-- Begin DATA PROVIDED --

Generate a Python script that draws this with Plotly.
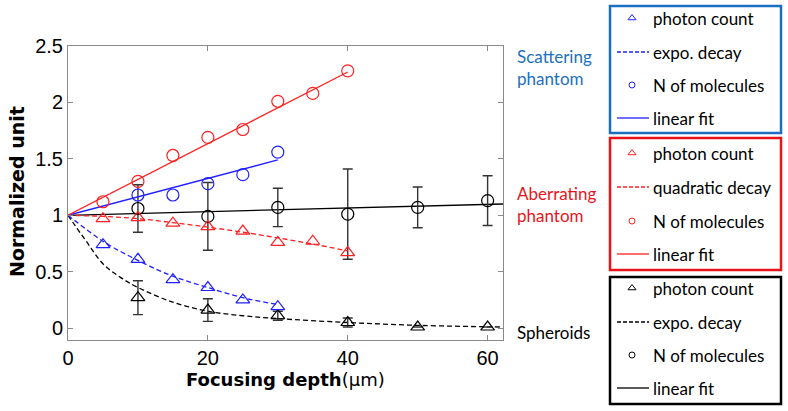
import plotly.graph_objects as go

W, H = 788, 411

# ---- data ----
# Scattering phantom (blue)
sc_pc_x = [5, 10, 15, 20, 25, 30]
sc_pc_y = [0.74, 0.61, 0.43, 0.36, 0.25, 0.19]
sc_fit_dec_x = [0, 5, 10, 15, 20, 25, 30]
sc_fit_dec_y = [1.0, 0.77, 0.60, 0.46, 0.36, 0.27, 0.21]
sc_nm_x = [10, 15, 20, 25, 30]
sc_nm_y = [1.18, 1.18, 1.28, 1.36, 1.56]
sc_lin_x = [0, 30]
sc_lin_y = [1.0, 1.49]

# Aberrating phantom (red)
ab_pc_x = [5, 10, 15, 20, 25, 30, 35, 40]
ab_pc_y = [0.97, 0.98, 0.93, 0.90, 0.86, 0.76, 0.77, 0.67]
ab_fit_dec_x = [0, 5, 10, 15, 20, 25, 30, 35, 40]
ab_fit_dec_y = [1.0, 0.99, 0.97, 0.935, 0.895, 0.85, 0.80, 0.745, 0.685]
ab_nm_x = [5, 10, 15, 20, 25, 30, 35, 40]
ab_nm_y = [1.12, 1.30, 1.53, 1.69, 1.76, 2.01, 2.08, 2.28]
ab_lin_x = [0, 40]
ab_lin_y = [1.0, 2.27]

# Spheroids (black)
sp_pc_x = [10, 20, 30, 40, 50, 60]
sp_pc_y = [0.27, 0.16, 0.11, 0.05, 0.01, 0.01]
sp_pc_err = [0.15, 0.10, 0.04, 0.04, 0.0, 0.0]
sp_fit_dec_x = [0, 1, 2.5, 5, 7.5, 10, 15, 20, 25, 30, 40, 50, 60, 62]
sp_fit_dec_y = [1.0, 0.91, 0.78, 0.57, 0.45, 0.36, 0.23, 0.15, 0.11, 0.085, 0.05, 0.025, 0.012, 0.01]
sp_nm_x = [10, 20, 30, 40, 50, 60]
sp_nm_y = [1.06, 0.99, 1.07, 1.01, 1.07, 1.13]
sp_nm_err = [0.21, 0.30, 0.17, 0.40, 0.18, 0.22]
sp_lin_x = [0, 62.2]
sp_lin_y = [1.0, 1.10]

x_ticks = [0, 20, 40, 60]
y_ticks = [0, 0.5, 1, 1.5, 2, 2.5]

groups = [
    dict(name="Scattering<br>phantom", color="#2020ff", box="#1c6fc0", label_col="#1c6fc0",
         decay="expo. decay", label_y=67, box_y=(6, 133), rows=[18, 52, 85, 118]),
    dict(name="Aberrating<br>phantom", color="#ff2020", box="#e8141c", label_col="#e8141c",
         decay="quadratic decay", label_y=204, box_y=(138, 270), rows=[153, 187, 221, 254]),
    dict(name="Spheroids", color="black", box="black", label_col="black",
         decay="expo. decay", label_y=332, box_y=(277, 404), rows=[288, 322, 355, 388]),
]

fig = go.Figure()

def add_series(color, pc_x, pc_y, dec_x, dec_y, nm_x, nm_y, lin_x, lin_y, pc_err=None, nm_err=None):
    fig.add_trace(go.Scatter(x=dec_x, y=dec_y, mode="lines", line=dict(color=color, width=1.3, dash="5px,3px", shape="spline")))
    fig.add_trace(go.Scatter(x=lin_x, y=lin_y, mode="lines", line=dict(color=color, width=1.3)))
    eb = lambda e: dict(type="data", array=e, visible=True, color="#333333", thickness=1.4, width=5) if e else None
    fig.add_trace(go.Scatter(x=pc_x, y=pc_y, mode="markers", error_y=eb(pc_err),
                             marker=dict(symbol="triangle-up-open", size=12, color=color, line=dict(width=1.2))))
    fig.add_trace(go.Scatter(x=nm_x, y=nm_y, mode="markers", error_y=eb(nm_err),
                             marker=dict(symbol="circle-open", size=12, color=color, line=dict(width=1.2))))

add_series("black", sp_pc_x, sp_pc_y, sp_fit_dec_x, sp_fit_dec_y, sp_nm_x, sp_nm_y, sp_lin_x, sp_lin_y, sp_pc_err, sp_nm_err)
add_series("#2020ff", sc_pc_x, sc_pc_y, sc_fit_dec_x, sc_fit_dec_y, sc_nm_x, sc_nm_y, sc_lin_x, sc_lin_y)
add_series("#ff2020", ab_pc_x, ab_pc_y, ab_fit_dec_x, ab_fit_dec_y, ab_nm_x, ab_nm_y, ab_lin_x, ab_lin_y)

# ---- legend boxes on a pixel-space overlay axis ----
LX0, LX1 = 610, 781
shapes = []
annotations = []
for g in groups:
    y0, y1 = g["box_y"]
    shapes.append(dict(type="rect", xref="x2", yref="y2", x0=LX0, x1=LX1, y0=y0, y1=y1,
                       line=dict(color=g["box"], width=2.5)))
    r = g["rows"]
    fig.add_trace(go.Scatter(x=[632], y=[r[0]], xaxis="x2", yaxis="y2", mode="markers",
                             marker=dict(symbol="triangle-up-open", size=7, color=g["color"], line=dict(width=1))))
    fig.add_trace(go.Scatter(x=[632], y=[r[2]], xaxis="x2", yaxis="y2", mode="markers",
                             marker=dict(symbol="circle-open", size=6, color=g["color"], line=dict(width=1))))
    fig.add_trace(go.Scatter(x=[617, 649], y=[r[1], r[1]], xaxis="x2", yaxis="y2", mode="lines",
                             line=dict(color=g["color"], width=1.3, dash="4px,2px")))
    fig.add_trace(go.Scatter(x=[617, 649], y=[r[3], r[3]], xaxis="x2", yaxis="y2", mode="lines",
                             line=dict(color=g["color"], width=1.3)))
    for yy, txt in zip(r, ["photon count", g["decay"], "N of molecules", "linear fit"]):
        annotations.append(dict(x=651, y=yy, xref="x2", yref="y2", text=txt, showarrow=False,
                                xanchor="left", yanchor="middle", font=dict(family="Lato", size=17, color="black")))
    annotations.append(dict(x=515, y=g["label_y"], xref="x2", yref="y2", text=g["name"], showarrow=False,
                            xanchor="left", yanchor="middle", align="left",
                            font=dict(family="Lato", size=17, color=g["label_col"])))

# axis titles
annotations.append(dict(x=285, y=379, xref="x2", yref="y2", showarrow=False, xanchor="center", yanchor="middle",
                        text="<b>Focusing depth</b>(μm)", font=dict(family="DejaVu Sans", size=18, color="black")))
annotations.append(dict(x=17, y=192, xref="x2", yref="y2", showarrow=False, xanchor="center", yanchor="middle",
                        textangle=-90, text="<b>Normalized unit</b>",
                        font=dict(family="DejaVu Sans", size=19, color="black")))

axis_common = dict(showline=True, linecolor="#8a8a8a", linewidth=1, mirror="ticks", ticks="inside",
                   ticklen=5, tickcolor="#8a8a8a", showgrid=False, zeroline=False, automargin=False,
                   tickfont=dict(family="Liberation Sans", size=20, color="black"))

fig.update_layout(
    width=W, height=H,
    margin=dict(l=0, r=0, t=0, b=0, autoexpand=False),
    plot_bgcolor="rgba(0,0,0,0)", paper_bgcolor="white",
    showlegend=False,
    xaxis=dict(domain=[68 / W, 503 / W], range=[0, 62.2], tickvals=x_ticks, **axis_common),
    yaxis=dict(domain=[1 - 340 / H, 1 - 46 / H], range=[-0.105, 2.5], tickvals=y_ticks,
               ticktext=[f"{v:g}" for v in y_ticks], **axis_common),
    xaxis2=dict(domain=[0, 1], range=[0, W], visible=False, anchor="y2"),
    yaxis2=dict(domain=[0, 1], range=[H, 0], visible=False, anchor="x2"),
    shapes=shapes,
    annotations=annotations,
)

fig.write_html("out.html", config={"displayModeBar": False},
               post_script="document.body.style.margin='0px';")
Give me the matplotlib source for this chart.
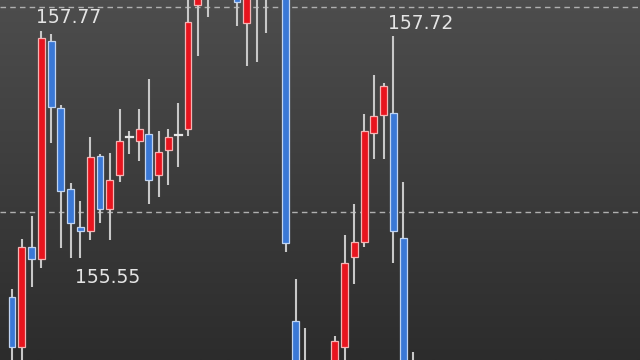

-- End DATA PROVIDED --

Begin at the first line of the records and please reproduce every line exactly through the one containing "W, H = 788, 411", leaving all pictures out.

● SOLUTION
Generate a Python script that draws this with Plotly.
import plotly.graph_objects as go

W, H = 788, 411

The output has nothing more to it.